** Start of SOURCE MATERIAL **

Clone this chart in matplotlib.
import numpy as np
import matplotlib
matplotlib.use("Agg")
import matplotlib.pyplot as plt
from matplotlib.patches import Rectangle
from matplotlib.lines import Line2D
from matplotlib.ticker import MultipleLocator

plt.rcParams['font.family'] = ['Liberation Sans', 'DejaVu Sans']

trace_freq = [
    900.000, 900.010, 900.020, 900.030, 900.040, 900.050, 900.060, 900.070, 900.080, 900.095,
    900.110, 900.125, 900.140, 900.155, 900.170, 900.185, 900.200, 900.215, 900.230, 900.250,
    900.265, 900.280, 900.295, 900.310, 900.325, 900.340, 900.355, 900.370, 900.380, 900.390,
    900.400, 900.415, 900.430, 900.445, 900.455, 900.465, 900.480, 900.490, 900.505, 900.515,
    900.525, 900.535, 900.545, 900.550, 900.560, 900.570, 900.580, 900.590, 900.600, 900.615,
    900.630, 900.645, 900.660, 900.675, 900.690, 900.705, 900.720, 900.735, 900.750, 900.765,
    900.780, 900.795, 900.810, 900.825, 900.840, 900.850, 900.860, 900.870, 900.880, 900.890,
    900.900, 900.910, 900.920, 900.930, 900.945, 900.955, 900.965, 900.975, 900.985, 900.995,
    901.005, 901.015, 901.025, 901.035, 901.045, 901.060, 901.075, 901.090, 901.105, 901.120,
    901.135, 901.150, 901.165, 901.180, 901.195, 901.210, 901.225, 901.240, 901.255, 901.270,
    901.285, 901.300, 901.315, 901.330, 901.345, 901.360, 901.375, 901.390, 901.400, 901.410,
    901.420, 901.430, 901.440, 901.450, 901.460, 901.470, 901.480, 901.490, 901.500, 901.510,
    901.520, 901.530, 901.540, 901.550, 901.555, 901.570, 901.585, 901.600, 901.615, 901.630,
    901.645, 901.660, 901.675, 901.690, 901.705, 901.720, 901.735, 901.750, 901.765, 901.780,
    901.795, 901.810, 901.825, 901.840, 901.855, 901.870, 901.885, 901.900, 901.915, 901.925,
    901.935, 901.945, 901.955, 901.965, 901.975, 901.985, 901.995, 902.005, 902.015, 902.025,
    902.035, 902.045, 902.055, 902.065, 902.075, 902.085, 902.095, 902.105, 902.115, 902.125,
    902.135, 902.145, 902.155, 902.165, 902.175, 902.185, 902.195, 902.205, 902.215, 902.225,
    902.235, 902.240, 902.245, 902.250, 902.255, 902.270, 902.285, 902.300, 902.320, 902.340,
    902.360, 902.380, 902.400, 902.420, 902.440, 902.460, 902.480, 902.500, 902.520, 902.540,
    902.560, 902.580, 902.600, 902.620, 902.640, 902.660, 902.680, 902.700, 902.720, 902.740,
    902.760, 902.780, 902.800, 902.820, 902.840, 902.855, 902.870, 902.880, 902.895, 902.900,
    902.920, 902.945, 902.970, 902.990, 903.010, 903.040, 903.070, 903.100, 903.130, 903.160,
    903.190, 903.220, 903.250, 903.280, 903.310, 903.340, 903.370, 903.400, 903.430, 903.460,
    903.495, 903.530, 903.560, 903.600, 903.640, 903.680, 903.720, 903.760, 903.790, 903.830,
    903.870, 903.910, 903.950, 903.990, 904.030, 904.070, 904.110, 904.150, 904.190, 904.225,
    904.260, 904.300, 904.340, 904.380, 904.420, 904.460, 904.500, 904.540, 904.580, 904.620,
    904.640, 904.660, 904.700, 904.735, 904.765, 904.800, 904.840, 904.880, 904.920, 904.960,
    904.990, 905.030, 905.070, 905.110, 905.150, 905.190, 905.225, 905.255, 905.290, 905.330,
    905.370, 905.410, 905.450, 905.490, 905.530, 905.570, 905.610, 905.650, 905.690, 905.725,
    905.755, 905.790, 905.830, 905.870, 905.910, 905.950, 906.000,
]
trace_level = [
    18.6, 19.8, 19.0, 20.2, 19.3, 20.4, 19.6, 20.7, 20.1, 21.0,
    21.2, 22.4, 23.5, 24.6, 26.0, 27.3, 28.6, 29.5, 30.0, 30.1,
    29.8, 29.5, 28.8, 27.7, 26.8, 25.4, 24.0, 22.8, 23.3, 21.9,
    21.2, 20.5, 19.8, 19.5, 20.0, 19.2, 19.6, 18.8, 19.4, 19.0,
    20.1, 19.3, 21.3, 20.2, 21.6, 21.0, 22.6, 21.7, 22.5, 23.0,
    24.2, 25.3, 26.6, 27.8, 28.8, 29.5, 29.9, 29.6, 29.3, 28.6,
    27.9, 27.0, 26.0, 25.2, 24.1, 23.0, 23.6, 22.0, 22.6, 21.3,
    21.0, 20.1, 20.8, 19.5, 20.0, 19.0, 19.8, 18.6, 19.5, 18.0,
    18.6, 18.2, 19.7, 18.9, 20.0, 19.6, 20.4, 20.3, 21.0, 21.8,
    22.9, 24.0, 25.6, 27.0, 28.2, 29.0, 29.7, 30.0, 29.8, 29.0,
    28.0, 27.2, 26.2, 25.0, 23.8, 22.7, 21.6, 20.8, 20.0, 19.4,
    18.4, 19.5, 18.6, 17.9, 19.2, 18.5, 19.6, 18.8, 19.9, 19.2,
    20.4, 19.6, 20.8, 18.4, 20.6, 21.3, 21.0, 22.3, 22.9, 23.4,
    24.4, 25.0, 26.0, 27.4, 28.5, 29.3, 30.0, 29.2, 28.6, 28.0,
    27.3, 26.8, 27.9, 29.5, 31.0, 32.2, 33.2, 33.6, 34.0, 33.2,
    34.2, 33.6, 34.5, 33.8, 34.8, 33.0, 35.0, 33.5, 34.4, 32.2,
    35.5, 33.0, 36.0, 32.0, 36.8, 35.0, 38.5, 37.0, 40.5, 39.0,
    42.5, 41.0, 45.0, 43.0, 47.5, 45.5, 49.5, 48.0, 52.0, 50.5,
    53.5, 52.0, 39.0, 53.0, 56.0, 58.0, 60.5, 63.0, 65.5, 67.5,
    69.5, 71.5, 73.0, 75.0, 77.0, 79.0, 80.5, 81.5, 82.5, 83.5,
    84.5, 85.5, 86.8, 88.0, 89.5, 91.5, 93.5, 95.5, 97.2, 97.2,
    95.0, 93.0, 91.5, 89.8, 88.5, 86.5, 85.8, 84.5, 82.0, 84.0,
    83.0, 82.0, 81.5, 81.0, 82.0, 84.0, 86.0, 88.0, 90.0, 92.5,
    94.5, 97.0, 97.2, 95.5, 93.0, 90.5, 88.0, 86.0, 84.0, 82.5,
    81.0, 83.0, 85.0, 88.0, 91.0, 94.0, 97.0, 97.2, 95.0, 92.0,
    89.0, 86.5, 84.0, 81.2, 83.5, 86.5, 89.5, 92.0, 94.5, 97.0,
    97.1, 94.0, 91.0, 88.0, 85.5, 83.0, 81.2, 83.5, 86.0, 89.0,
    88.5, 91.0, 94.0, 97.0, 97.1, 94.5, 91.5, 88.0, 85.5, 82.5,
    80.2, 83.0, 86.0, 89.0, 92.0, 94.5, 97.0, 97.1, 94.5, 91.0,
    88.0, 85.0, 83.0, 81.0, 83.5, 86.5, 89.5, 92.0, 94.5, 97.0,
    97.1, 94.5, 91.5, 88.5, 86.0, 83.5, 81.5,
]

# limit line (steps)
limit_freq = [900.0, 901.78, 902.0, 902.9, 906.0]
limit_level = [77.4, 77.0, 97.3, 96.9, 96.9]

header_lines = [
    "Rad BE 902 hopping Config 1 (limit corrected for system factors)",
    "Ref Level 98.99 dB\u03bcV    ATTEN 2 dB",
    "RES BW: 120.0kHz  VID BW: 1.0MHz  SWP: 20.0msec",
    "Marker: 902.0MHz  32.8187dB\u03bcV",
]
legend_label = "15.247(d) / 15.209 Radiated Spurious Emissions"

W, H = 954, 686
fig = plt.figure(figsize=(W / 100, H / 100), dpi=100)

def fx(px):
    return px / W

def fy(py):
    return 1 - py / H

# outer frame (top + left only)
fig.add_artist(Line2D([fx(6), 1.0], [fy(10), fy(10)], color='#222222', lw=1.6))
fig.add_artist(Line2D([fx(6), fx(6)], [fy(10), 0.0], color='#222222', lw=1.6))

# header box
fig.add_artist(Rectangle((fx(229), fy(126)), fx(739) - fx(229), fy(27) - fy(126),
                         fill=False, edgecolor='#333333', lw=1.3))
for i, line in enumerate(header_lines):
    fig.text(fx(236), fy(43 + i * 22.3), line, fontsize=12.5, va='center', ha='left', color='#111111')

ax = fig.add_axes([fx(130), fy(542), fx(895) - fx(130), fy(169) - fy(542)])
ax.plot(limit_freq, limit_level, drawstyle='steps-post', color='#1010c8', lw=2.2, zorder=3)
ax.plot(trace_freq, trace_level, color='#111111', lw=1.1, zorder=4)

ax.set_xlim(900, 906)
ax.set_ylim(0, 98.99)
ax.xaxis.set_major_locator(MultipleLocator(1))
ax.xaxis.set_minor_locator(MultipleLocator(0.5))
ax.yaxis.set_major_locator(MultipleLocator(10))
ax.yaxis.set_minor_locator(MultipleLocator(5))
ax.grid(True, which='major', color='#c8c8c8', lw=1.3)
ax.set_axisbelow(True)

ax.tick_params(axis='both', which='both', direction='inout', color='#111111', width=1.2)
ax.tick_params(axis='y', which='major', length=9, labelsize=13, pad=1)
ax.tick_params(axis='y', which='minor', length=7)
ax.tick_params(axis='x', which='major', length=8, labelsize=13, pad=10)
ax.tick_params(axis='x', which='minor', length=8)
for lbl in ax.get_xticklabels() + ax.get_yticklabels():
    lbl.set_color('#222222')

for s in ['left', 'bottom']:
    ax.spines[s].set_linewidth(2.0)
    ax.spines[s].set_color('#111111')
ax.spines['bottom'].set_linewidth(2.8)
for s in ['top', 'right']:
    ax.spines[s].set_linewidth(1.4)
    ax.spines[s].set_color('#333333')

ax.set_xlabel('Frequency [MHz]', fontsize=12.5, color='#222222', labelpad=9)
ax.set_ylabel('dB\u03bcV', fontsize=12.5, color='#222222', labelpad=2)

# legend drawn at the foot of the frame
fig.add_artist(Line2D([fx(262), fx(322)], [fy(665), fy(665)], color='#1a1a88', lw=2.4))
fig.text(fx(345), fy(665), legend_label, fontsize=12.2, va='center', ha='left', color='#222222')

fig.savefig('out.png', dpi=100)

** End of SOURCE MATERIAL **

> [REQUIREMENTS]
Only the lines from the top of the data through the line that contains "plt.rcParams['font.family'] = ['Liberation" should be quoted, exactly as they stand.

> [EXERCISE OUTPUT]
Clone this chart in matplotlib.
import numpy as np
import matplotlib
matplotlib.use("Agg")
import matplotlib.pyplot as plt
from matplotlib.patches import Rectangle
from matplotlib.lines import Line2D
from matplotlib.ticker import MultipleLocator

plt.rcParams['font.family'] = ['Liberation Sans', 'DejaVu Sans']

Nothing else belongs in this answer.